La primera aproximación del director de Vikingo a lo desconocido es de índole social, pero hay otra aún más radical como la genérica, ya que por primera vez en toda su filmografía el peso narrativo recae sobre las mujeres (aunque el control y la cordura seguirán estando en manos de ellos). La protagonista es Delfina, una MILF con plata, familia y auto, pero amante de la fiesta (en el sentido más sexual del término), insatisfecha y bastante aburrida.
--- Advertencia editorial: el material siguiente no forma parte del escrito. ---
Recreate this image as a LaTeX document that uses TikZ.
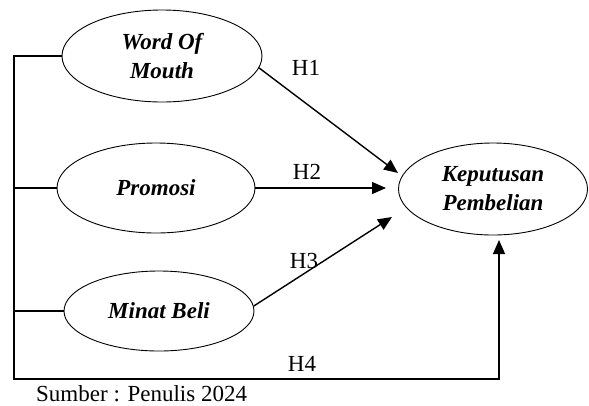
\documentclass[tikz,border=0pt]{standalone}
\usepackage{fontspec}
\setmainfont{Liberation Serif}
\usetikzlibrary{shapes.geometric,arrows.meta}
\begin{document}
\begin{tikzpicture}[x=1pt,y=-1pt,
  var/.style={ellipse,draw,line width=0.9pt,inner sep=0pt,align=center,font=\fontsize{23}{29}\selectfont\bfseries\itshape},
  arr/.style={line width=1.4pt,-{Triangle[length=14pt,width=12pt]}},
  lbl/.style={font=\fontsize{23}{27}\selectfont,inner sep=0pt},
  conn/.style={line width=1.2pt}]
\useasboundingbox (0,0) rectangle (589,405);
\node[var,minimum width=200pt,minimum height=92pt] (wom) at (162,56) {Word Of\\Mouth};
\node[var,minimum width=198pt,minimum height=90pt] (pr) at (156,188) {Promosi};
\node[var,minimum width=190pt,minimum height=80pt] (mb) at (159,311) {Minat Beli};
\node[var,minimum width=189pt,minimum height=92pt] (kp) at (493,189) {Keputusan\\Pembelian};
\coordinate (t1) at (398,173);
\coordinate (t2) at (386,188);
\coordinate (t3) at (392,217);
\coordinate (lt) at (14,56);
\coordinate (lb) at (14,379);
\coordinate (rb) at (499,379);
\coordinate (t4) at (499,240);
\draw[arr] (wom.-7) -- (t1);
\draw[arr] (pr.east) -- (t2);
\draw[arr] (mb.3) -- (t3);
\draw[arr] (wom.west) -- (lt) -- (lb) -- (rb) -- (t4);
\draw[conn] (pr.west) -- (pr.west -| lt);
\draw[conn] (mb.west) -- (mb.west -| lt);
\node[lbl] (h1) at (306,68) {H1};
\node[lbl] (h2) at (307,172) {H2};
\node[lbl] (h3) at (304,261) {H3};
\node[lbl] (h4) at (302,364) {H4};
\node[lbl,anchor=base west] (src) at (36,401) {Sumber : Penulis 2024};
\end{tikzpicture}
\end{document}
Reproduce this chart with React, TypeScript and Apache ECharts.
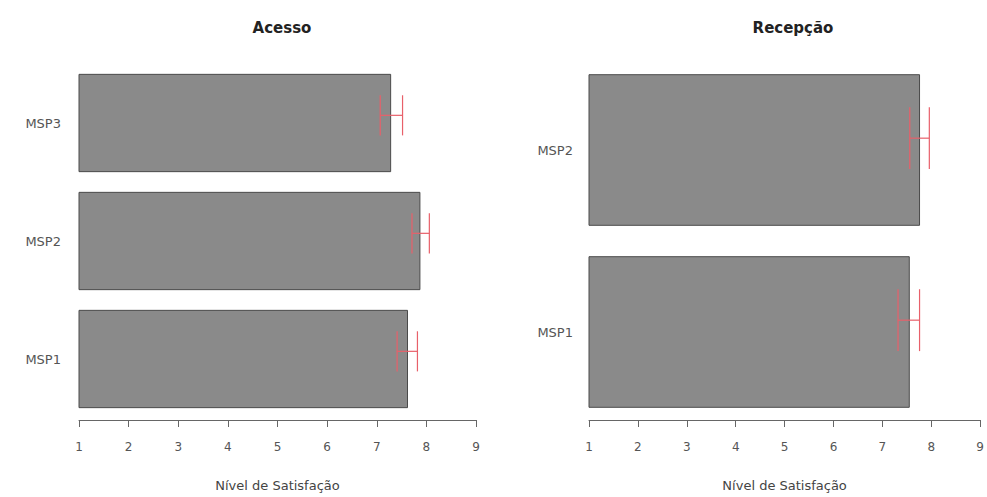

Ella conoce a Kamil, un empresario cuyos negocios permanecen en un acertado fuera de campo (aquí, se dijo, importa el exitismo de lo que se ve) y cuyo machismo, egolatría y soberbia dignas de un Christian Grey tercermundista (Fernanda Múgica, colega de La Nación, dixit) configuran el puntapié para la atracción y la consecuente obsesión de la señora.
Que Kamil se ufane de su educación en “Medio Oriente” y corrección naturaliza uno de los factores hasta ahora más disonantes del universo Campusano como la verba recargada, con toda la predilección a los oralmente perimidos verbos compuestos como símbolo máximo. En Placer y martirio, entonces, es consecuente a un universo en el que se confunde educación con barroquismo, prosa con caballerosidad. Lo mismo ocurre con las actuaciones. Muchos dirán que está “mal actuada”, pero la incomodidad e inconsistencia del elenco se corresponde a una idea troncal de hombres y mujeres que son en tanto actúan para el entorno, con toda la incomodidad ante las presiones sociales de pertenencia y el temor al qué dirán.
Kamil somete a Delfina a los mil y un avatares, relegándola siempre a un lejano segundo lugar sin que ella quiera reconocerlo. Campusano jamás juzga a su criatura, sino que, por el contrario, muestra un manto de piedad. ¿Cómo lo hace? Acompañándola, mostrando su soledad y ensimismamiento sin burlarse de ella. La mirada ajena del director se traduce en la de sus seres queridos, generando una fricción que dispara, por si fuera poco, grandes momentos de comedia. Campusano, renovado y renovador, lo hizo de nuevo.